I debug these in windbg. For Windows, there’s no better tool for poking around the state of a dump file. Visual Studio is a great debugger with some wonderful features, but too many of them rely on being able to run the application, look at symbols, etc. Windbg is better for looking at what’s happening “on the metal” with or without symbols or code.

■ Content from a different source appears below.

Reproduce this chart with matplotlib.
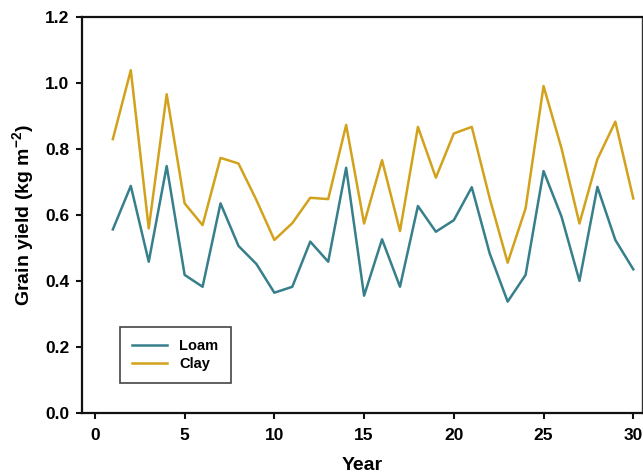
import numpy as np
import matplotlib
matplotlib.use("Agg")
import matplotlib.pyplot as plt

plt.rcParams['font.family'] = ['Liberation Sans', 'DejaVu Sans']
plt.rcParams['mathtext.fontset'] = 'custom'
plt.rcParams['mathtext.bf'] = 'Liberation Sans:bold'
plt.rcParams['axes.unicode_minus'] = False

years = np.arange(1, 31)
loam = [0.556, 0.688, 0.458, 0.748, 0.418, 0.382, 0.635, 0.506, 0.451, 0.364,
        0.382, 0.519, 0.458, 0.743, 0.355, 0.526, 0.382, 0.627, 0.549, 0.584,
        0.684, 0.483, 0.337, 0.418, 0.733, 0.595, 0.400, 0.685, 0.524, 0.435]
clay = [0.830, 1.039, 0.559, 0.966, 0.635, 0.569, 0.773, 0.756, 0.645, 0.524,
        0.575, 0.652, 0.648, 0.873, 0.574, 0.766, 0.551, 0.867, 0.713, 0.847,
        0.867, 0.650, 0.455, 0.620, 0.991, 0.802, 0.574, 0.769, 0.883, 0.650]

loam_col = '#367f8b'
clay_col = '#d2a21c'

fig = plt.figure(figsize=(6.43, 4.76), dpi=100)
ax = fig.add_axes([0.1275, 0.133, 0.8705, 0.831])

ax.plot(years, loam, color=loam_col, lw=1.8, label='Loam')
ax.plot(years, clay, color=clay_col, lw=1.8, label='Clay')

ax.set_xlim(-0.72, 30.47)
ax.set_ylim(0, 1.2)
ax.set_xticks([0, 5, 10, 15, 20, 25, 30])
ax.set_yticks([0.0, 0.2, 0.4, 0.6, 0.8, 1.0, 1.2])
ax.yaxis.set_major_formatter(matplotlib.ticker.FormatStrFormatter('%.1f'))

for s in ['left', 'bottom', 'top']:
    ax.spines[s].set_linewidth(1.6)
    ax.spines[s].set_color('#111111')
ax.spines['right'].set_linewidth(1.0)
ax.spines['right'].set_color('#333333')

ax.tick_params(direction='out', length=4, width=1.5, labelsize=12.5, color='#111111')
ax.tick_params(axis='x', pad=7)
ax.tick_params(axis='y', pad=5)
for lab in ax.get_xticklabels() + ax.get_yticklabels():
    lab.set_fontweight('bold')

ax.set_xlabel('Year', fontsize=14, fontweight='bold', labelpad=10)
ax.set_ylabel('Grain yield (kg m$^{\\mathbf{-2}}$)', fontsize=14, fontweight='bold', labelpad=6)

leg = ax.legend(loc='lower left', bbox_to_anchor=(0.068, 0.075), borderaxespad=0,
                fancybox=False, framealpha=1, edgecolor='#444444', handlelength=2.4,
                prop={'weight': 'bold', 'size': 10.5}, borderpad=0.85, labelspacing=0.25)
leg.get_frame().set_linewidth(1.2)

fig.savefig('out.png', dpi=100)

So, I opened up the crash dump. The application failed due to an access violation. We can start by looking at the register state in the dump file to see the instruction and data that the program crashed on. For the record, in this case we’re looking at the amd64 / x64 instruction set &  machine architecture.

0:040> .ecxr
rax=0000000000000000 rbx=00000158897f70a0 rcx=000001588937aba0
rdx=00007ffb2776ebf8 rsi=0000015889704558 rdi=0000015889704530
…
somelib!ControlBlock::Resolve+0x26:
00007ffb`4f278fe6 488b00 mov rax,qword ptr [rax] ds:00000000`00000000=?

The RAX register value is 0. That’s certainly bad if you’re trying to dereference it. In most modern operating systems, the first page of memory is reserved but not committed to force a crash if code attempts to dereference it. But is it a codegen issue? Well, we need to understand what the code around this is doing to see whether this instruction is correct. In windbg, we can do this by disassembling the method up to the point of failure, as well as a few instructions past the failure.

0:040> u 00007ffb`4f278fe6-26 00007ffb`4f278fe6 
somelib!...:
00007ffb`4f278fc0 4053 push rbx
...
00007ffb`4f278fda 488b4b10 mov rcx,qword ptr [rbx+10h]
00007ffb`4f278fde 48897c2430 mov qword ptr [rsp+30h],rdi
00007ffb`4f278fe3 488b01 mov rax,qword ptr [rcx]
00007ffb`4f278fe6 488b00 mov rax,qword ptr [rax]

0:040> u
somelib!...
00007ffb`4f278fe9 ff1581000300    call    qword ptr [__guard_dispatch_icall_fptr...]
00007ffb`4f278fef 488b4b10        mov     rcx,qword ptr [rbx+10h]
00007ffb`4f278ff3 8bf8            mov     edi,eax

Without even looking at the code, I can tell a few things from the debugger. First, these two lines are a double-dereference. It’s followed by a __guard_dispatch_icall_fptr call. That last call tells me that I’m looking up a method address. The double-indirect is characteristic of a virtual method table dispatch.

The code happens to be C++ code, which matches what we might expect from the dissassembly.

hr = target->QueryInterface(
    riid, reinterpret_cast<void**>(objectReference));

The guard call is a call to a control flow guard (CFG) check function, which validates that the target of the virtual call is a valid code page. The CFG function expects rax to contain the address of the function to be called. In short, this looks like typical code for loading and invoking a virtual method. This probably isn’t a code generation issue. But what is it?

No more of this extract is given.